Mercado Digital – Que países já possuem legislações regulamentando IA?
Cárgano – Diversos países têm adotado iniciativas legislativas para regular o uso de IA, sendo que hoje temos ao menos dois claros padrões, o chinês e o europeu. A China vê a IA como uma tecnologia estratégica para alcançar seus objetivos econômicos e geopolíticos e investe maciçamente no tema. De maneira geral, a China estabeleceu regras para garantir o controle do governo central no desenvolvimento de novas tecnologias, mas não adota restrições tão rígidas quanto ao de IA na vigilância estatal, censura e controle social.
A Europa aprovou recentemente sua lei sobre Inteligência Artificial, seguindo uma abordagem centrada na classificação de riscos. Este modelo proíbe usos de IA considerados de risco inaceitável e impõe requisitos rigorosos para sistemas de alto risco, como avaliações de risco, e mecanismos de governança.
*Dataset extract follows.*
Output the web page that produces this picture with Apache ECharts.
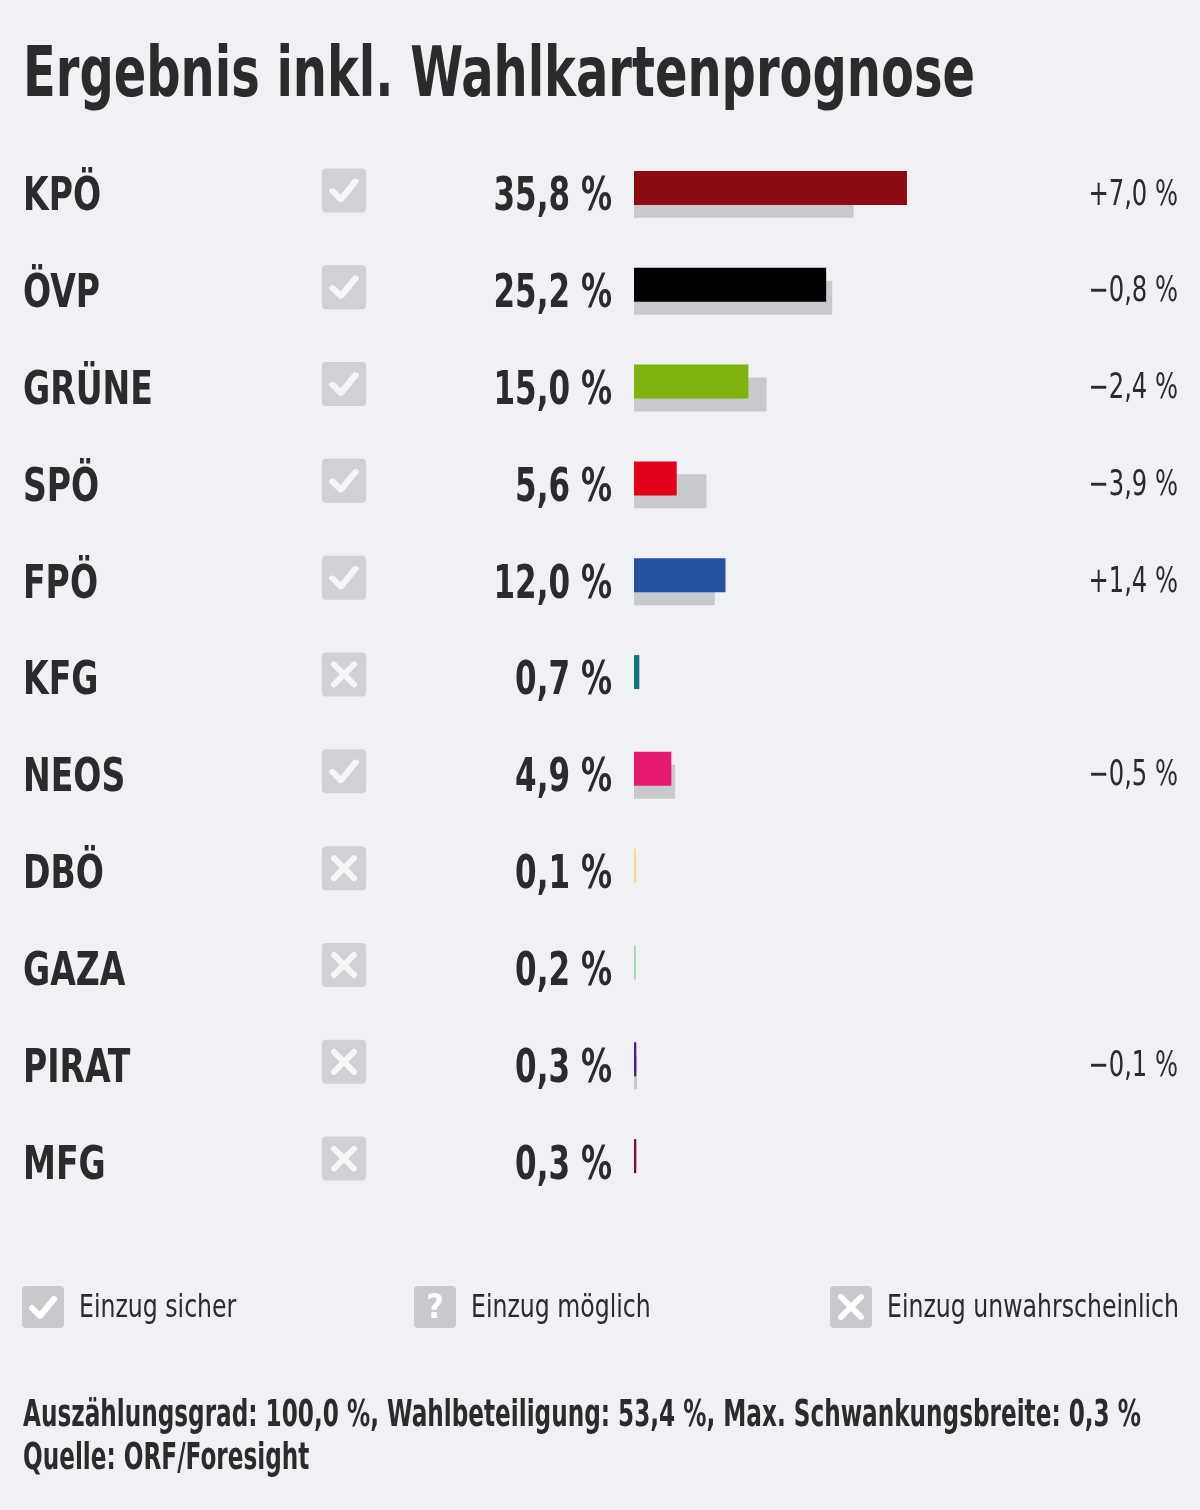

Os Estados Unidos (que, junto com a China, são os vanguardistas no desenvolvimento de IA) tem até o momento adotado uma postura não intervencionista, recorrendo a diretrizes voluntárias e autorregulação pela indústria. Mas, há um movimento crescente para estabelecer regras mais estruturadas por parte da população, de agências federais e mesmo do Congresso.
No Japão, o governo apresentou em abril um documento delineando sua visão de tornar o Japão “o país mais amigável do mundo à IA”, promovendo um ambiente favorável para o desenvolvimento e adoção dessa tecnologia, defendendo alguma regulamentação para mitigar certos riscos associados ao uso de IA em ciberataques, fraudes, disseminação de desinformação, interferência eleitoral, violações de propriedade intelectual e vazamento de dados pessoais.